ESTRO 2025 - Abstract Book
S2692
Physics - Dose calculation algorithms
ESTRO 2025
2060
Digital Poster Angle dependent dose transformer algorithm for fast proton therapy dose calculations Mikołaj Arkadiusz Stryja, Zoltán Perkó, Danny Lathouwers Radiation Science & Technology, Delft University of Technology, Delft, Netherlands
Purpose/Objective: Adaptive pencil beam scanning proton therapy (PBSPT) requires a fast and accurate dose calculation. Currently available deep-learning (DL)-based dose engine approaches, as presented in [3] and [4], require a CT grid input that is perpendicular to the proton beamlet’s ray. This constraint necessitates interpolating the input CT grid for each beamlet angle.
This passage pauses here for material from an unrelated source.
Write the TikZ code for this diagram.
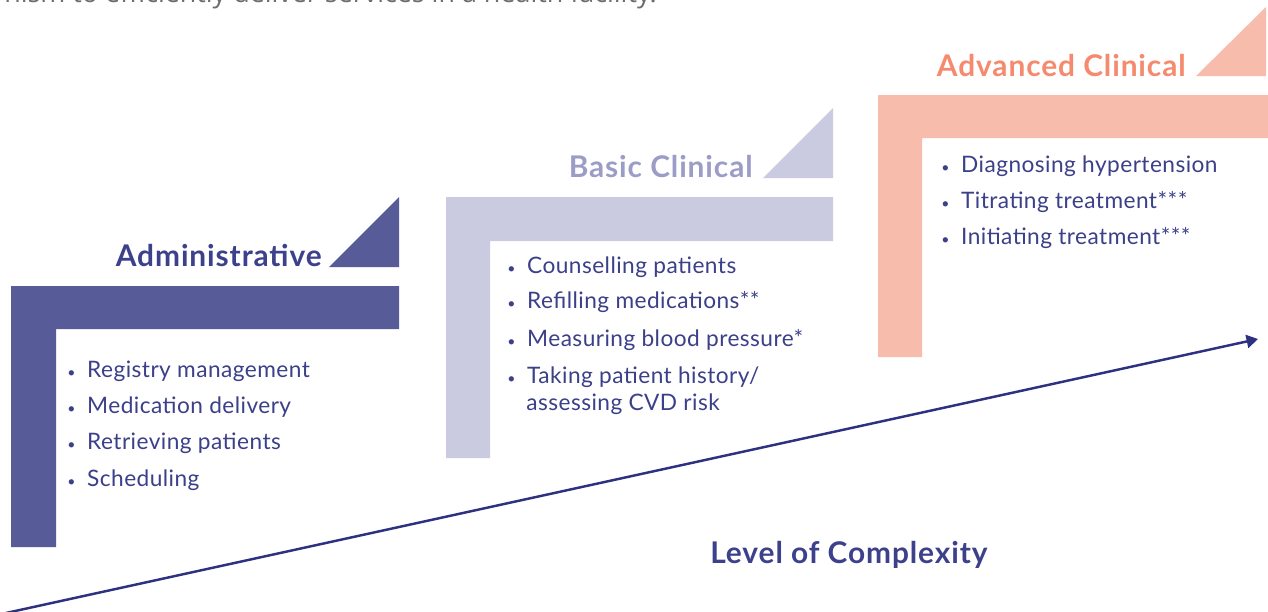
\documentclass[tikz,border=0pt]{standalone}
\usepackage{fontspec}
\setmainfont{Lato}
\newfontfamily\introfont{Open Sans}
\newfontfamily\headfont{Lato}[LetterSpace=3]
\newfontfamily\taskfont{Lato}[LetterSpace=2]
\usepackage{xcolor}
\usetikzlibrary{arrows.meta, positioning}

\definecolor{adminfill}{HTML}{575B97}
\definecolor{admintext}{HTML}{3D418B}
\definecolor{basicfill}{HTML}{CACBE0}
\definecolor{basictext}{HTML}{9B9DC7}
\definecolor{advfill}{HTML}{F7BCAB}
\definecolor{advtext}{HTML}{F58A6E}
\definecolor{listtext}{HTML}{3B4089}
\definecolor{arrowcol}{HTML}{2E3180}
\definecolor{introgray}{HTML}{6E6E6E}

\newcommand{\dotitem}{\makebox[11.3pt][l]{\footnotesize\textbullet}}

\begin{document}
\begin{tikzpicture}[x=0.02cm, y=-0.02cm,
	title/.style={anchor=base east, inner sep=0pt, font=\headfont\fontsize{17}{20}\selectfont\bfseries},
	task/.style={anchor=base west, inner sep=0pt, text=listtext, font=\taskfont\fontsize{12.9}{15}\selectfont},
	arrowline/.style={draw=arrowcol, line width=1.4pt, -{Triangle[length=6.5pt,width=7.5pt]}}]
	\clip (0,0) rectangle (1268,612);
	\fill[white] (0,0) rectangle (1268,612);
	% cut-off line of text above the figure
	\node[anchor=base east, inner sep=0pt, text=introgray, font=\introfont\fontsize{15.3}{18}\selectfont] at (657,3) (intro) {nism to efficiently deliver services in a health facility.};

	% administrative step
	\fill[adminfill] (329,267) -- (399,267) -- (399,197) -- cycle;
	\fill[adminfill] (11,286) -- (399,286) -- (399,329) -- (56,329) -- (56,547) -- (11,547) -- cycle;
	\node[title, text=admintext] at (322,266) (admin) {Administrative};
	\node[task] at (67,377) (registry) {\dotitem Registry management};
	\node[task] at (67,413) (delivery) {\dotitem Medication delivery};
	\node[task] at (67,449) (retrieve) {\dotitem Retrieving patients};
	\node[task] at (67,486) (schedule) {\dotitem Scheduling};

	% basic clinical step
	\fill[basicfill] (763,178) -- (833,178) -- (833,108) -- cycle;
	\fill[basicfill] (446,197) -- (833,197) -- (833,241) -- (490,241) -- (490,458) -- (446,458) -- cycle;
	\node[title, text=basictext] at (753,177) (basic) {Basic Clinical};
	\node[task] at (507,273) (counsel) {\dotitem Counselling patients};
	\node[task] at (507,308) (refill) {\dotitem Refilling medications**};
	\node[task] at (507,346) (measure) {\dotitem Measuring blood pressure*};
	\node[task] at (507,383) (history) {\dotitem Taking patient history/};
	\node[task] at (526,410) (cvdrisk) {assessing CVD risk};

	% advanced clinical step
	\fill[advfill] (1196,76) -- (1266,76) -- (1266,7) -- cycle;
	\fill[advfill] (878,95) -- (1268,95) -- (1268,138) -- (922,138) -- (922,357) -- (878,357) -- cycle;
	\node[title, text=advtext] at (1186,76) (advanced) {Advanced Clinical};
	\node[task] at (941,172) (diagnose) {\dotitem Diagnosing hypertension};
	\node[task] at (941,208) (titrate) {\dotitem Titrating treatment***};
	\node[task] at (941,244) (initiate) {\dotitem Initiating treatment***};

	% complexity arrow
	\coordinate (low) at (6,613);
	\coordinate (high) at (1258,339);
	\draw[arrowline] (low) -- (high);
	\node[anchor=base west, inner sep=0pt, text=admintext, font=\headfont\fontsize{17}{20}\selectfont\bfseries] at (710,563) (complexity) {Level of Complexity};
\end{tikzpicture}
\end{document}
The objective of this study is to develop a deep learning-based dose engine capable of accurately predicting 3D dose distributions delivered to the patient by proton beamlets with specified initial energy and angles determined by two scanning magnets. Material/Methods: We present the General Dose Transformer Algorithm (GDoTA), a novel transformer-based framework for predicting 3D dose distributions within a given patient geometry. Our model’s key innovation is the effective encoding of proton beamlet directions utilising fast 3D flux projections. These projections are constructed based on the beamlet spot size, beamlet angles, and initial energy of the beamlet determining initial spot size. Incorporating the beamlet direction as an input enables precise modelling of angular dependencies in dose distribution and using a single interpolated CT per gantry angle as geometry input, significantly reducing input preparation time. The model was trained on a dataset of 12,000 unique CT snippets extracted from 60 distinct lung CT scans from [1] using AdamW optimizer. Training was limited to 50 epochs, with an early-stopping mechanism. The model was trained using a balancing mean squared error (MSE) between predicted and true dose distributions and their corresponding Integral-Depth-Dose (IDD) profiles. Ground truth dose distributions were generated using MCsquare, a high-fidelity Monte Carlo dose calculation algorithm [2].